最初の部分はaabaで、旋律aがbの後で再び戻ってくる(3回目は ppp で)。そして短調の部分が終わると、優しい変イ長調の中間部に入る。チェロが低域で蠢き、ピアノの高音がきらめき、揺れる。

至福の時は長くは続かない。やがて音楽は次第に緊張を高め、壮大な盛り上がりを見せる。そして、ついにクライマックスを迎える。

チェロの音域は冒頭の1オクターヴ上である。ここぞとばかりの最高音域からの強烈なほとばしりである。これまで抑えていたものががあったとしたら、ここで一気に放出される。まさに感情の爆発であるが、チェロであるだけに、ただ発散するだけでない、どこかで求心的なものを秘めている。歯を食いしばりながらもこらえきれない内なるうねりのようだ。

ここでのチェロの音域の使い方、そして曲を締める最低音Cから、フォーレはハ短調という調性を決定したのではないかと思わせる。

クライマックスの後、音楽は急激にしぼみ、あの慰めに満ちた変イ長調の中間部が明滅し、再現するかに見える。しかし断片がほのめかされるだけだ。ここから終息に向けての書き方もフォーレ的といえよう。

バスがハ短調の主音Cに到達し、最後まで持続する。これはいわゆるオルゲルプンクトであり、オルガン音楽の終結部で音楽を鎮静化させ、終止に導く伝統的な手法である。ロマン派でもたとえばショパンの「幻想即興曲」嬰ハ短調のコーダの書き方など典型的である。主和音が確定され、主音Cisがバスに残り、最後まで保続されて、そのまま消えていく。

しかしフォーレの書き方はちょっと違う。バスがCに辿り着いた時(譜例 赤○)、まだハ短調ではない(正確にいうと、和音はヘ短調の属七のようで、Cはドミナントの根音)。そして中間部の調である変イ長調がほのめかされたりもする(低音にCがあるため、第1転回形のようだが)。そこからおもむろにハ短調へ向かい(第48小節)、徐々に調が確定されるのである。その間、バスではCが続く。最初は何調かよくわからなかったが、最終的にハ短調の幕切れを予言していたのである。

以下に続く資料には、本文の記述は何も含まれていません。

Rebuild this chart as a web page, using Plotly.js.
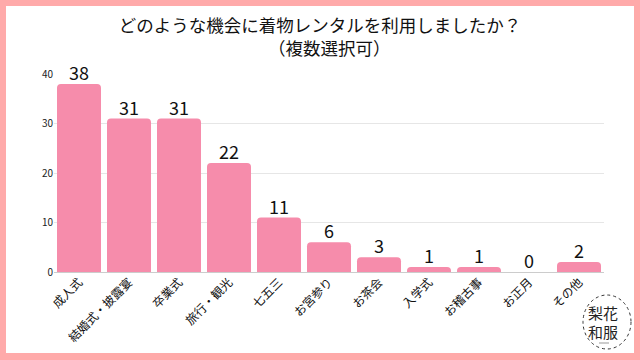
<!DOCTYPE html>
<html><head><meta charset="utf-8">
<script src="https://cdn.plot.ly/plotly-3.0.1.min.js"></script>
<style>
html,body{margin:0;padding:0;width:640px;height:360px;background:#ffaaaa;overflow:hidden;}
#c{position:absolute;left:6px;top:6px;width:628px;height:347px;background:#fff;}
</style></head>
<body><div id="c"></div>
<script>
const categories = ["成人式","結婚式・披露宴","卒業式","旅行・観光","七五三","お宮参り","お茶会","入学式","お稽古事","お正月","その他"];
const counts = [38,31,31,22,11,6,3,1,1,0,2];
const yTicks = [0,10,20,30,40];
const titleLine1 = "どのような機会に着物レンタルを利用しましたか？";
const titleLine2 = "（複数選択可）";
const logoTop = "梨花";
const logoBottom = "和服";

const font = "'Noto Sans CJK JP', 'Noto Sans', sans-serif";
const W = 628, H = 347, ml = 48, mr = 30, mt = 68, mb = 81;
const pw = W - ml - mr, ph = H - mt - mb;
// logo geometry in div pixels
const cx = 601, cy = 316, rx = 24, ry = 27;
const px = x => (x - ml) / pw;
const py = y => 1 - (y - mt) / ph;

const valueLabels = categories.map((c, i) => ({
  xref: 'x', yref: 'y', x: c, y: counts[i], text: String(counts[i]),
  showarrow: false, yanchor: 'bottom', yshift: -3,
  font: {family: font, size: 18, color: '#111'}
}));

Plotly.newPlot('c', [{
  type: 'bar',
  x: categories,
  y: counts,
  marker: {color: '#f68cab'},
  cliponaxis: false,
  hoverinfo: 'none'
}], {
  width: W, height: H,
  margin: {l: ml, r: mr, t: mt, b: mb},
  paper_bgcolor: '#fff', plot_bgcolor: '#fff',
  bargap: 0.12,
  barcornerradius: 4,
  showlegend: false,
  title: {text: titleLine1, font: {family: font, size: 17.5, color: '#111'},
          x: 0.5, xanchor: 'center', yref: 'container', y: 1 - 20/H, yanchor: 'middle'},
  xaxis: {tickangle: -45, tickfont: {family: font, size: 12, color: '#111'},
          showgrid: false, showline: false, ticks: '', fixedrange: true},
  yaxis: {range: [0, 40], tickvals: yTicks, tickfont: {family: font, size: 10, color: '#222'},
          gridcolor: '#e6e6e6', zeroline: true, zerolinecolor: '#cccccc', zerolinewidth: 1,
          ticks: '', showline: false, fixedrange: true},
  shapes: [
    {type: 'circle', xref: 'paper', yref: 'paper', x0: px(cx - rx), x1: px(cx + rx), y0: py(cy + ry), y1: py(cy - ry),
     line: {color: '#333', width: 1, dash: 'dot'}, fillcolor: 'rgba(255,255,255,0)'},
    {type: 'line', xref: 'paper', yref: 'paper', x0: px(cx - 8), x1: px(cx + 2), y0: py(cy + 21), y1: py(cy + 21),
     line: {color: '#999', width: 1}}
  ],
  annotations: [
    {xref: 'paper', yref: 'paper', x: 0.5, xanchor: 'center', y: py(41), yanchor: 'middle',
     text: titleLine2, showarrow: false, font: {family: font, size: 17.5, color: '#111'}},
    {xref: 'paper', yref: 'paper', x: px(cx - 4), y: py(cy - 10), text: logoTop, showarrow: false,
     font: {family: font, size: 15, color: '#222'}, xanchor: 'center', yanchor: 'middle'},
    {xref: 'paper', yref: 'paper', x: px(cx - 4), y: py(cy + 9), text: logoBottom, showarrow: false,
     font: {family: font, size: 15, color: '#222'}, xanchor: 'center', yanchor: 'middle'}
  ].concat(valueLabels)
}, {staticPlot: true});
</script></body></html>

「幻想即興曲」はショパンの生前は出版されず、彼自身好んでいなかったとか。理由はほかならぬあの印象的なコーダの書き方にあり、常套的な書法と、ハッピー・エンド的な結末が気に入らなかったのかもしれない。少なくともショパンはチープだと感じたのではないか。というのも、短調作品の終止ではショパンはいつもとは別の、冷徹な顔を見せるようだからである。「革命エチュード」の暴力的断ち切り、バラード第1番ト短調のドラマティックな和音の炸裂、スケルツォ第1番ロ短調の容赦のないダメ押し、ノクターン第13番ハ短調のとどめを刺すような最後、ソナタ第2番ロ短調フィナーレのぞっとする悪魔の逃げ切り等々……。ショパンに隠れていた狂気は、コーダで姿を現すのか。

純粋に音楽的なものを志向し、外面性よりも繊細な書法を追求する姿勢において、ショパンとフォーレは深いところで通じ合っているかに見える。とはいえ、冷静で客観的なはずのショパンも、コーダの作法では少しばかり主観に傾いていないか。だがフォーレには「効果」や「芝居がかったもの」は皆無である。「エレジー」コーダのバスは、それとなくCに辿り着き、しかし宿命的にハ短調の終止へと導く。さりげなく、虚飾からは無限に遠い。

ペシミズムの深度はどちらが深いか?と問われたら、フォーレと答えるだろう。チェロは最後に楽器の最低音Cに行き着き、引き延ばして、消えていく。開放弦だからヴィブラートもなく、「モレンド(死ぬように)」のように、である。